Fils et amants ou
amants et fils dans certaines éditions, est l'autobiographie romancée des origines et de la jeunesse de D.H.Lawrence. le personnage principal, tout comme le grand écrivain, a vu le jour dans l'univers du pays minier du nottinghamshire, d'un père sensuel, buveur, colérique, de nature vulgaire et d'une mère issue d'un milieux plus élevé, aux valeurs puritaines et bourgeoises sans cesse blessées par l'attitude inconvenante, les actes inconsidérés et les bas appétits de son époux.
Le présent volume constitue un document intéressant sur le quotidien des mineurs et de leur famille : le dur labeur, les modestes joies, les pubs où passait la maigre paye du vendredi. Il témoigne du développement, précurseur à la création du partit travailliste, d'organisations ouvrières, telles les coopératives ouvrières, les caisses de solidarité, les guildes des femmes ou les sociétés de tempérance, alors qu'une conscience et des aspirations féministes voient le jour dans les couches développées de la population. Il est aussi prétexte à la description suggestive de Nottingham, de ses monuments, de sa nature, des localités l'environnant.

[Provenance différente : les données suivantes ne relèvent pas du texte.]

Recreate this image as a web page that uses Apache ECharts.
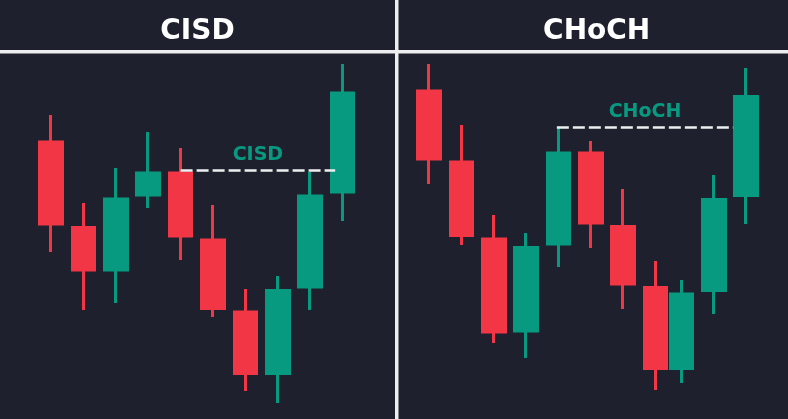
<!DOCTYPE html>
<html>
<head>
<meta charset="utf-8">
<script src="https://cdn.jsdelivr.net/npm/echarts@6/dist/echarts.min.js"></script>
<style>
html,body{margin:0;padding:0;background:#1e212d;}
#chart{width:788px;height:419px;}
</style>
</head>
<body>
<div id="chart"></div>
<script>
// ---- Panel titles ----
const panelTitles = ['CISD', 'CHoCH'];

// ---- Left panel (CISD) candles: time slot, open, close, low, high ----
const leftTime  = [0, 1, 2, 3, 4, 5, 6, 7, 8, 9];
const leftOpen  = [277, 191.5, 149, 224, 246, 179, 107, 45.5, 132, 227];
const leftClose = [195, 149, 220, 246, 183, 110.5, 45.5, 128.5, 223, 326];
const leftLow   = [167, 109, 116, 211, 159, 102, 28, 16, 109, 198];
const leftHigh  = [304, 216, 251, 287, 271, 214, 130, 143, 247, 355];

// ---- Right panel (CHoCH) candles ----
const rightTime  = [0, 1, 2, 3, 4, 5, 6, 7, 7.8, 8.8, 9.8];
const rightOpen  = [328, 257, 180, 88, 175, 266, 192.5, 131.5, 50.5, 128.5, 223.5];
const rightClose = [260, 183.5, 87, 171.5, 266, 196, 135, 50.5, 125, 219.5, 322.5];
const rightLow   = [235, 174, 76, 61, 152, 171, 110, 29, 36, 105, 195];
const rightHigh  = [355, 294, 204, 186, 292, 278, 230, 158, 139, 244, 351];

// ---- Level lines: [startTime, endTime, price, label] ----
const leftLevel  = { from: 4, to: 8.77, price: 249, label: 'CISD' };
const rightLevel = { from: 3.95, to: 9.4, price: 292, label: 'CHoCH' };

const RED = '#f23645', GREEN = '#089981', BG = '#1e212d', WHITE = '#eceef0';
const FONT = '"DejaVu Sans", Inter, sans-serif';

function build(t, o, c, l, h) {
  return t.map((x, i) => [x, o[i], c[i], l[i], h[i]]);
}

function levelLine(lv) {
  return {
    silent: true,
    symbol: ['none', 'none'],
    lineStyle: { color: WHITE, width: 2.5, type: [12, 4], opacity: 1 },
    label: {
      show: true, position: 'middle', formatter: lv.label,
      color: GREEN, fontSize: 19, fontWeight: 'bold',
      fontFamily: FONT, distance: 5
    },
    data: [[{ coord: [lv.from, lv.price] }, { coord: [lv.to, lv.price] }]],
    animation: false
  };
}

const candleStyle = {
  color: GREEN, color0: RED,
  borderColor: GREEN, borderColor0: RED,
  borderWidth: 3
};

const xAxisBase = { type: 'value', min: -1.5, max: 10.5, show: false, splitLine: { show: false } };
const yAxisBase = { type: 'value', min: 0, max: 419, show: false, splitLine: { show: false } };

const chart = echarts.init(document.getElementById('chart'), null, { renderer: 'canvas' });
chart.setOption({
  backgroundColor: BG,
  animation: false,
  grid: [
    { left: 2.4, width: 388.8, top: 0, bottom: 0 },
    { left: 380.5, width: 388.3, top: 0, bottom: 0 }
  ],
  xAxis: [Object.assign({ gridIndex: 0 }, xAxisBase), Object.assign({ gridIndex: 1 }, xAxisBase)],
  yAxis: [Object.assign({ gridIndex: 0 }, yAxisBase), Object.assign({ gridIndex: 1 }, yAxisBase)],
  series: [
    {
      type: 'candlestick', xAxisIndex: 0, yAxisIndex: 0,
      data: build(leftTime, leftOpen, leftClose, leftLow, leftHigh),
      encode: { x: 0, y: [1, 2, 3, 4] },
      barWidth: 23, itemStyle: candleStyle,
      markLine: levelLine(leftLevel)
    },
    {
      type: 'candlestick', xAxisIndex: 1, yAxisIndex: 1,
      data: build(rightTime, rightOpen, rightClose, rightLow, rightHigh),
      encode: { x: 0, y: [1, 2, 3, 4] },
      barWidth: 23, itemStyle: candleStyle,
      markLine: levelLine(rightLevel)
    }
  ],
  graphic: [
    { type: 'rect', shape: { x: 0, y: 0, width: 788, height: 50 }, style: { fill: BG }, z: 10 },
    { type: 'rect', shape: { x: 0, y: 50, width: 788, height: 3.5 }, style: { fill: WHITE }, z: 11 },
    { type: 'rect', shape: { x: 395, y: 0, width: 3.5, height: 419 }, style: { fill: WHITE }, z: 11 },
    { type: 'text', x: 197.5, y: 32, z: 12,
      style: { text: panelTitles[0], fill: '#ffffff', font: 'bold 28px ' + FONT,
               textAlign: 'center', textVerticalAlign: 'middle' } },
    { type: 'text', x: 596.7, y: 32, z: 12,
      style: { text: panelTitles[1], fill: '#ffffff', font: 'bold 28px ' + FONT,
               textAlign: 'center', textVerticalAlign: 'middle' } }
  ]
});
</script>
</body>
</html>
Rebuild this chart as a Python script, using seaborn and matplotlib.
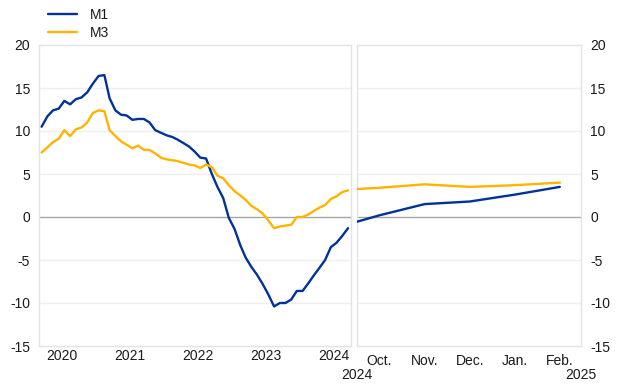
import numpy as np
import pandas as pd
import matplotlib
matplotlib.use("Agg")
import matplotlib.pyplot as plt
import seaborn as sns
from matplotlib.lines import Line2D

# ---------------- data ----------------
series_names = ["M1", "M3"]
series_colors = ["#003299", "#FFB400"]

hist_start = "2020-03-01"  # monthly, Mar 2020 - Sep 2024
m1_hist = [10.5, 11.7, 12.4, 12.6, 13.5, 13.1, 13.7, 13.9, 14.5, 15.5, 16.4, 16.5,
           13.8, 12.4, 11.9, 11.8, 11.3, 11.4, 11.4, 11.0, 10.1, 9.8, 9.5, 9.3,
           9.0, 8.6, 8.2, 7.6, 6.9, 6.8, 5.0, 3.5, 2.2, -0.1, -1.4, -3.3,
           -4.7, -5.8, -6.7, -7.8, -9.0, -10.4, -10.0, -10.0, -9.6, -8.6, -8.6, -7.7,
           -6.8, -5.9, -5.0, -3.5, -3.0, -2.2, -1.3]
m3_hist = [7.5, 8.1, 8.7, 9.1, 10.1, 9.4, 10.2, 10.4, 11.0, 12.1, 12.4, 12.3,
           10.1, 9.4, 8.8, 8.4, 8.0, 8.3, 7.8, 7.8, 7.4, 6.9, 6.7, 6.6,
           6.5, 6.3, 6.1, 6.0, 5.7, 6.1, 5.8, 4.8, 4.5, 3.7, 3.0, 2.5,
           2.0, 1.3, 0.9, 0.4, -0.4, -1.3, -1.1, -1.0, -0.9, 0.0, 0.0, 0.3,
           0.7, 1.1, 1.4, 2.1, 2.4, 2.9, 3.1]

recent_months = ["Sep.", "Oct.", "Nov.", "Dec.", "Jan.", "Feb."]
m1_recent = [-1.3, 0.2, 1.5, 1.8, 2.6, 3.5]
m3_recent = [3.1, 3.4, 3.8, 3.5, 3.7, 4.0]

year_labels = ["2020", "2021", "2022", "2023", "2024"]
recent_year_labels = ["2024", "2025"]
y_ticks = [20, 15, 10, 5, 0, -5, -10, -15]

# ---------------- tables ----------------
dates = pd.date_range(hist_start, periods=len(m1_hist), freq="MS") + pd.Timedelta(days=14)
hist_df = pd.DataFrame({
    "date": np.concatenate([dates, dates]),
    "value": m1_hist + m3_hist,
    "series": ["M1"] * len(m1_hist) + ["M3"] * len(m3_hist),
})
pos = np.arange(len(recent_months))
recent_df = pd.DataFrame({
    "pos": np.concatenate([pos, pos]),
    "value": m1_recent + m3_recent,
    "series": ["M1"] * len(m1_recent) + ["M3"] * len(m3_recent),
})
palette = dict(zip(series_names, series_colors))

# ---------------- figure ----------------
sns.set_theme(style="white")
plt.rcParams["font.family"] = ["Liberation Sans", "DejaVu Sans"]
plt.rcParams["font.size"] = 10

fig = plt.figure(figsize=(6.2, 3.87), dpi=100)
W, H = 620, 387
bottom = (H - 346) / H
height = (346 - 45) / H
axL = fig.add_axes([39 / W, bottom, 312 / W, height])
axR = fig.add_axes([357 / W, bottom, 224 / W, height])

lw = 1.7
sns.lineplot(data=hist_df, x="date", y="value", hue="series", palette=palette,
             estimator=None, linewidth=lw, legend=False, ax=axL, zorder=3)
sns.lineplot(data=recent_df, x="pos", y="value", hue="series", palette=palette,
             estimator=None, linewidth=lw, legend=False, ax=axR, zorder=3)

frame_col = "#e3e3e3"
grid_col = "#efefef"
text_col = "#1a1a1a"
for ax in (axL, axR):
    ax.set_ylim(-15, 20)
    ax.set_yticks(y_ticks)
    ax.set_yticklabels([str(v) for v in y_ticks])
    ax.set_xlabel("")
    ax.set_ylabel("")
    for v in y_ticks:
        if v == 0:
            ax.axhline(0, color="#a6a6a6", lw=1.0, zorder=2)
        elif v not in (20, -15):
            ax.axhline(v, color=grid_col, lw=1.0, zorder=1)
    for sp in ax.spines.values():
        sp.set_color(frame_col)
        sp.set_linewidth(1.0)
    ax.tick_params(axis="y", length=0, pad=6.5, labelsize=10, colors=text_col)
    ax.tick_params(axis="x", which="both", length=4, color="#dddddd",
                   pad=2, labelsize=10, labelcolor=text_col)

# left axis
axL.set_xlim(pd.Timestamp("2020-03-01"), pd.Timestamp("2024-10-01"))
axL.set_xticks(pd.to_datetime([f"{y}-07-01" for y in year_labels]))
axL.set_xticklabels(year_labels)
axL.tick_params(axis="x", which="major", length=0)
axL.set_xticks(pd.to_datetime([f"{int(y)+1}-01-01" for y in year_labels[:-1]]), minor=True)

# right axis
axR.set_xlim(0.5, 5.47)
axR.set_xticks(pos[1:])
axR.set_xticklabels(recent_months[1:])
axR.yaxis.tick_right()
axR.tick_params(axis="y", left=False, right=False)

axR.annotate(recent_year_labels[0], xy=(0, 0), xycoords="axes fraction",
             xytext=(0, -22), textcoords="offset pixels", ha="center", va="top",
             fontsize=10, color=text_col)
axR.annotate(recent_year_labels[1], xy=(1, 0), xycoords="axes fraction",
             xytext=(0, -22), textcoords="offset pixels", ha="center", va="top",
             fontsize=10, color=text_col)

handles = [Line2D([0], [0], color=c, lw=lw) for c in series_colors]
fig.legend(handles, series_names, loc="upper left", bbox_to_anchor=(48 / W, 1 - 8 / H),
           frameon=False, borderpad=0, borderaxespad=0, handlelength=2.1,
           handletextpad=0.95, labelspacing=0.3, fontsize=10,
           labelcolor=text_col)

fig.savefig("out.png", dpi=100)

Mais le principal intérêt de ce récit est celui d'être, à n'en pas douter, l'oeuvre la plus personnelle de Lawrence, où affleure partout l'émotion de la chose vécue. L'oedipe de ce dernier est très bien rendu, ainsi que l'atmosphère de haine croissante des enfants pour ce père à la conduite indigne, non exempte néanmoins de quelques trop rares moments de paix et de bonheur relatif. David Herbert Lawrence alias Paul Morel apparait comme un enfant doux, pensif, de tempérament artiste, peintre consciencieux à la santé délicate, sujet aux bronchites, ces troubles qui emporteront prématurément l'écrivain d'une tuberculose. On suit son lancement dans la vie comme commis aux écritures dans une fabrique d'appareils orthopédiques à Nottingham, la mort prématurée du fils aîné de la famille, les premiers émois amoureux longtemps platoniques avec la mystique, religieuse et réservée Myriam, puis avec l'altière Clara, rencontre marquée par le sceau de la passion éphémère et l'élan dionysiaque si cher à l'artiste. C'est surtout dans la narration de l'attachement fusionnel avec sa mère que l'oeuvre culmine. Cet amour fait de rapport de force, de confrontation, de possessivité de la mère, de jalousie aussi; enfin l'agonie déchirante de cette dernière et le désarroi profond qui s'empare du fils à la perte de l'Irremplaçable, provoquent chez le lecteur une tension émotionnelle peu commune.
Un roman troublant, émouvant et poignant.